• EXERCISE:
Return verbatim everything from the first line through the line that contains "800,805,810,815,820,825,830,835];", and stop there.

-- START OF DATA BLOCK --

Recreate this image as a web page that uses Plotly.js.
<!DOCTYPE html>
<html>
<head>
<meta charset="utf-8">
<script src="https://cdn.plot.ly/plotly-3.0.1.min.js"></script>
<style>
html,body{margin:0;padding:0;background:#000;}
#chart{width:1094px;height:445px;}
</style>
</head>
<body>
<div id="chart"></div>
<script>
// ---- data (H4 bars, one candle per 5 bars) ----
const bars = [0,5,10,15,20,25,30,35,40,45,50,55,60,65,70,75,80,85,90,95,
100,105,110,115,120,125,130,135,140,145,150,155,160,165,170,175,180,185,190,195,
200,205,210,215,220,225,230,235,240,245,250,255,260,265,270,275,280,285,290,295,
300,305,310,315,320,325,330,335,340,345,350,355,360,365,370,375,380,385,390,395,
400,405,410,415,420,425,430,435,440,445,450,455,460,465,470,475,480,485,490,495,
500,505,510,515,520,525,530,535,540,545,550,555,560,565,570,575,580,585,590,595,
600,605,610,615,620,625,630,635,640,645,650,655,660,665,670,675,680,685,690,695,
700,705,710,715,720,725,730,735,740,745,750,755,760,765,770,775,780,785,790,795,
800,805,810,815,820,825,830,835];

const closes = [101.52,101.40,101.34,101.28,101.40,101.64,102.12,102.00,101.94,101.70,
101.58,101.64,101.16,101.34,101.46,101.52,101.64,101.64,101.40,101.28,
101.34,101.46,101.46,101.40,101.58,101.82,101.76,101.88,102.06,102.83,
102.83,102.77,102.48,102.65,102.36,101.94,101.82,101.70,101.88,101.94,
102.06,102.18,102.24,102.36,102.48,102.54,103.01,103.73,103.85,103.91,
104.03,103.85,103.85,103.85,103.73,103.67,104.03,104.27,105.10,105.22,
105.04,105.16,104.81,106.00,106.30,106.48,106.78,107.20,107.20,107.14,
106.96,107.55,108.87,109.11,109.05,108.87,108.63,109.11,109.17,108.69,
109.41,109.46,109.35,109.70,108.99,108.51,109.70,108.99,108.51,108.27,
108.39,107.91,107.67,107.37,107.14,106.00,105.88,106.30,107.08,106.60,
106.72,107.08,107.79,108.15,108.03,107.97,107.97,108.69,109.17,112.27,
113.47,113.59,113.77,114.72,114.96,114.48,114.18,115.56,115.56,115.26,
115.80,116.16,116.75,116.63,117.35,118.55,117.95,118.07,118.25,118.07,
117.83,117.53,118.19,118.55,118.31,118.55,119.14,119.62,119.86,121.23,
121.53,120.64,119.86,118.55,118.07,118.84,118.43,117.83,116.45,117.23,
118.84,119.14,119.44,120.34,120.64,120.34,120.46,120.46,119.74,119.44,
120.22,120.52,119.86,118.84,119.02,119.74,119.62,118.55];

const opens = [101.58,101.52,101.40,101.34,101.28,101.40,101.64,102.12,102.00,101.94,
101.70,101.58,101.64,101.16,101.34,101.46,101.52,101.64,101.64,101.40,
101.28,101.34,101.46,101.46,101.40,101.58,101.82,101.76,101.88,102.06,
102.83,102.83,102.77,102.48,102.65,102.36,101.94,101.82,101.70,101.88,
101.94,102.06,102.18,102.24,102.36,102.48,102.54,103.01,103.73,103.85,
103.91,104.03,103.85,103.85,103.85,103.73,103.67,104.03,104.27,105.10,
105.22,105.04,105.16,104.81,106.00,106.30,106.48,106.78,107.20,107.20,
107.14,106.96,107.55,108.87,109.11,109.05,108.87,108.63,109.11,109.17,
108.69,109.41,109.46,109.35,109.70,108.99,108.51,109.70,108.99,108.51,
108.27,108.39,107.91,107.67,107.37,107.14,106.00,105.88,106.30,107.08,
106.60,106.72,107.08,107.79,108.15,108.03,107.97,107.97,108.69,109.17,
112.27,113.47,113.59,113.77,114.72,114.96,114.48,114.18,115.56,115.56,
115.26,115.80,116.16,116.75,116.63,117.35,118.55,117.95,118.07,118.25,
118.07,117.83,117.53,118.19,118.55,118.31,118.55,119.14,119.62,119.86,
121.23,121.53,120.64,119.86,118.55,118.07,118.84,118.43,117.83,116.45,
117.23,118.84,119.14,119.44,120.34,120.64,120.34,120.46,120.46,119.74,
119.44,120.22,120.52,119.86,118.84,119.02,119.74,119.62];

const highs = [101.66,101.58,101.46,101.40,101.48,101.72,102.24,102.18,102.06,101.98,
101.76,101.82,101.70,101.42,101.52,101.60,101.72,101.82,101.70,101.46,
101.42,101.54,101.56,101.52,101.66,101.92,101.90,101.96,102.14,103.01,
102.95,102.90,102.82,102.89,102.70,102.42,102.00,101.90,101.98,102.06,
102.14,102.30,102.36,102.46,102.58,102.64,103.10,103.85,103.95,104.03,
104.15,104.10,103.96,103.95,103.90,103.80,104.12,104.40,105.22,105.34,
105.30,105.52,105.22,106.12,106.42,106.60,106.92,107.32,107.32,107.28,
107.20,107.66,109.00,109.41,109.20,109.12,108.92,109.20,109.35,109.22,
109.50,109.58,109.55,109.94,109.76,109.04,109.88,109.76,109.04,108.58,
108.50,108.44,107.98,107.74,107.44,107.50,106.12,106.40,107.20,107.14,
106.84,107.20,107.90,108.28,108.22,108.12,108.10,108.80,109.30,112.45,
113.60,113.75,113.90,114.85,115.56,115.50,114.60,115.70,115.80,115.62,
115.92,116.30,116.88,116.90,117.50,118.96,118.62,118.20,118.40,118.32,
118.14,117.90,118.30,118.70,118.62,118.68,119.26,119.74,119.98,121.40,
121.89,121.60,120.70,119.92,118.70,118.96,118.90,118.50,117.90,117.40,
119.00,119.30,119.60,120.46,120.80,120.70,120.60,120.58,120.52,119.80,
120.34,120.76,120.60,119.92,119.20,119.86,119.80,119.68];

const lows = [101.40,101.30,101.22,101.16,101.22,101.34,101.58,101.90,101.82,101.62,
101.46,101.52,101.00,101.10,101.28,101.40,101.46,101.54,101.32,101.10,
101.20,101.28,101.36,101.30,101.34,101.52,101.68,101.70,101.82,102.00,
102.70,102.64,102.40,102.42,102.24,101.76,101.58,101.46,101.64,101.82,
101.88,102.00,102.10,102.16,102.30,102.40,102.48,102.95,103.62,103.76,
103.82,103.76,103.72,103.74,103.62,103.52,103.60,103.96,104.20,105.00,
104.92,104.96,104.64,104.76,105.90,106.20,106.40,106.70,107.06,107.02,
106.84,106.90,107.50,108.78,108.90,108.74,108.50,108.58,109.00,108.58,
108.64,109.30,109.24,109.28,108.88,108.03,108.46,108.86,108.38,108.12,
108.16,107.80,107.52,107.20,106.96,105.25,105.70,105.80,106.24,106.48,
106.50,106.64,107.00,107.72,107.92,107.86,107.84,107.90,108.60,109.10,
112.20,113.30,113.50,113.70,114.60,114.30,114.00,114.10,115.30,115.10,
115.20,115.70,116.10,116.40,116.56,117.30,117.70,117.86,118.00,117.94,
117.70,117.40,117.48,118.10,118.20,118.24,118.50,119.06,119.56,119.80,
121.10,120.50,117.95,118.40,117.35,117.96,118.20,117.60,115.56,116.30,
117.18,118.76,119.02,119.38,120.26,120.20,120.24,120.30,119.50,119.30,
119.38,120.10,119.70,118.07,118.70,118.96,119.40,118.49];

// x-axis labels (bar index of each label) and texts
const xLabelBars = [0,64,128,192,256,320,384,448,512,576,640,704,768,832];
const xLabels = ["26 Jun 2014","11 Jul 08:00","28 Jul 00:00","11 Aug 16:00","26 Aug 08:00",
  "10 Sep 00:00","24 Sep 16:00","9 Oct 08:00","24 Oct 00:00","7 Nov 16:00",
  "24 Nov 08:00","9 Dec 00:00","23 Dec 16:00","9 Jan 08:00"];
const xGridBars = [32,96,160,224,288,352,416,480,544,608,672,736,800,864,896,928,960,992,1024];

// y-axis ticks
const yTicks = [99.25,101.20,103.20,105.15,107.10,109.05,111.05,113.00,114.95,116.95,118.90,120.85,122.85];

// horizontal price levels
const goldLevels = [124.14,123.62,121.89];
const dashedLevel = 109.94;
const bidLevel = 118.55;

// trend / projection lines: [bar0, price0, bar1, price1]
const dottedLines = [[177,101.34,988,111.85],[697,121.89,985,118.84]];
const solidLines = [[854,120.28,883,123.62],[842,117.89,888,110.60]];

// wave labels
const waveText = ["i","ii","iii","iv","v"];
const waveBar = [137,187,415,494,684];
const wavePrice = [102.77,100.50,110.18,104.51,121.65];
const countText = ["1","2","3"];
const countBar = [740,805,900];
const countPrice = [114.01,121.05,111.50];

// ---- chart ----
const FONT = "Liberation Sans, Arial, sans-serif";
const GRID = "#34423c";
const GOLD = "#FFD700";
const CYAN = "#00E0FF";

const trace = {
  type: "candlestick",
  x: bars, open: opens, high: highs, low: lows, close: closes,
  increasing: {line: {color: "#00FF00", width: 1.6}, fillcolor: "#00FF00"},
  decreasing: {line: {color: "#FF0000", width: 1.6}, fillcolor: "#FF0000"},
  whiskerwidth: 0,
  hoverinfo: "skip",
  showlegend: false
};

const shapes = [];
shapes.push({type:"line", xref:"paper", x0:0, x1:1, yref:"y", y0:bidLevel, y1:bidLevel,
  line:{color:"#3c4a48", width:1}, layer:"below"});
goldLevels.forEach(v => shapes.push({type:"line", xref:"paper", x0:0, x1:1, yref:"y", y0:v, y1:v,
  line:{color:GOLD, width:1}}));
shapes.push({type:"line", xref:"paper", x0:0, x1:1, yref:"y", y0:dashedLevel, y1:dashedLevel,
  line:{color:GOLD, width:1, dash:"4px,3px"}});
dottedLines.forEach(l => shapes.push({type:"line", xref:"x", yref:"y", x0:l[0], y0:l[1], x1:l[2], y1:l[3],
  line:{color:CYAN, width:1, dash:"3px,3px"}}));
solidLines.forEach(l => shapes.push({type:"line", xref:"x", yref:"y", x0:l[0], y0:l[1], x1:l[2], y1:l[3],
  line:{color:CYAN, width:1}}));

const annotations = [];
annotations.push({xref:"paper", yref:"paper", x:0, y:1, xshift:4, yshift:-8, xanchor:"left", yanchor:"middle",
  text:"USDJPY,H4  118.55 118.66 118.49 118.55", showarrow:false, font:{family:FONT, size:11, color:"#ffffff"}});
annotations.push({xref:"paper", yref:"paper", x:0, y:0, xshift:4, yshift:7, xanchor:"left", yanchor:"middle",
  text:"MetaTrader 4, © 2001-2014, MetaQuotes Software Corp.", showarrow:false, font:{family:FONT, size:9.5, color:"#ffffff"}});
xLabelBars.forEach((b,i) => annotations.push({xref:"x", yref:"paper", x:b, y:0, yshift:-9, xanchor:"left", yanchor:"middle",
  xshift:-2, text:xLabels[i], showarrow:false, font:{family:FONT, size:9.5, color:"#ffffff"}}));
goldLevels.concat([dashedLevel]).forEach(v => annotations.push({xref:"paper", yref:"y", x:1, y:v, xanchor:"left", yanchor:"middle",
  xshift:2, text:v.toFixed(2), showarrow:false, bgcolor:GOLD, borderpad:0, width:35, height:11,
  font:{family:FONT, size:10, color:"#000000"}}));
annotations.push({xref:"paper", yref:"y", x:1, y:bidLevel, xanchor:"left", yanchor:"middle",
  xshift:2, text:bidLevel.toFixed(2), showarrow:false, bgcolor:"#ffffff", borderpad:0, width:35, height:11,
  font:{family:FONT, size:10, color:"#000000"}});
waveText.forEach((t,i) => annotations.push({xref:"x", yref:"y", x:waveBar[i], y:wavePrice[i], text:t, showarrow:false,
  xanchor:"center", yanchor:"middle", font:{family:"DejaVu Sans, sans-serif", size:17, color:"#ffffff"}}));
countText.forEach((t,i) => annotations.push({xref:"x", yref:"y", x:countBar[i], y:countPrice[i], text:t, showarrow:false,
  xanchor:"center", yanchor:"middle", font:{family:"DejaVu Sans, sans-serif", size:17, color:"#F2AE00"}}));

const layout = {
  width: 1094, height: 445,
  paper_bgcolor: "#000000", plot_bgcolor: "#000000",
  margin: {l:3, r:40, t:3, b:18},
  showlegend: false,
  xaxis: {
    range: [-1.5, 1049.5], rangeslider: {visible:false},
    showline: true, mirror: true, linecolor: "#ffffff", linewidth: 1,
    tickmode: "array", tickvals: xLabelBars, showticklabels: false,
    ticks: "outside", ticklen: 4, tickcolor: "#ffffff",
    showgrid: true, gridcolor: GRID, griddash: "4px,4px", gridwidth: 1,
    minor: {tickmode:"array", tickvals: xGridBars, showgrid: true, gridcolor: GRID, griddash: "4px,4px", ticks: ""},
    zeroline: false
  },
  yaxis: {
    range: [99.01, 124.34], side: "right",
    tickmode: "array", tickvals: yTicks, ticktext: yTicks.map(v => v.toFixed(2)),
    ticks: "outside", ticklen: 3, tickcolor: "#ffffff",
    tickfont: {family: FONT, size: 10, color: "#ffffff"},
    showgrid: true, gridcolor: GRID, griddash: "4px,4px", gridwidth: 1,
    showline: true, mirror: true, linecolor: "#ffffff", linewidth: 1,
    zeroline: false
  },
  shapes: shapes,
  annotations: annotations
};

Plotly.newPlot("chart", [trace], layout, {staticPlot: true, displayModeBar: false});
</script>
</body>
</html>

-- END OF DATA BLOCK --

• RESPONSE TO THIS EXERCISE:
Recreate this image as a web page that uses Plotly.js.
<!DOCTYPE html>
<html>
<head>
<meta charset="utf-8">
<script src="https://cdn.plot.ly/plotly-3.0.1.min.js"></script>
<style>
html,body{margin:0;padding:0;background:#000;}
#chart{width:1094px;height:445px;}
</style>
</head>
<body>
<div id="chart"></div>
<script>
// ---- data (H4 bars, one candle per 5 bars) ----
const bars = [0,5,10,15,20,25,30,35,40,45,50,55,60,65,70,75,80,85,90,95,
100,105,110,115,120,125,130,135,140,145,150,155,160,165,170,175,180,185,190,195,
200,205,210,215,220,225,230,235,240,245,250,255,260,265,270,275,280,285,290,295,
300,305,310,315,320,325,330,335,340,345,350,355,360,365,370,375,380,385,390,395,
400,405,410,415,420,425,430,435,440,445,450,455,460,465,470,475,480,485,490,495,
500,505,510,515,520,525,530,535,540,545,550,555,560,565,570,575,580,585,590,595,
600,605,610,615,620,625,630,635,640,645,650,655,660,665,670,675,680,685,690,695,
700,705,710,715,720,725,730,735,740,745,750,755,760,765,770,775,780,785,790,795,
800,805,810,815,820,825,830,835];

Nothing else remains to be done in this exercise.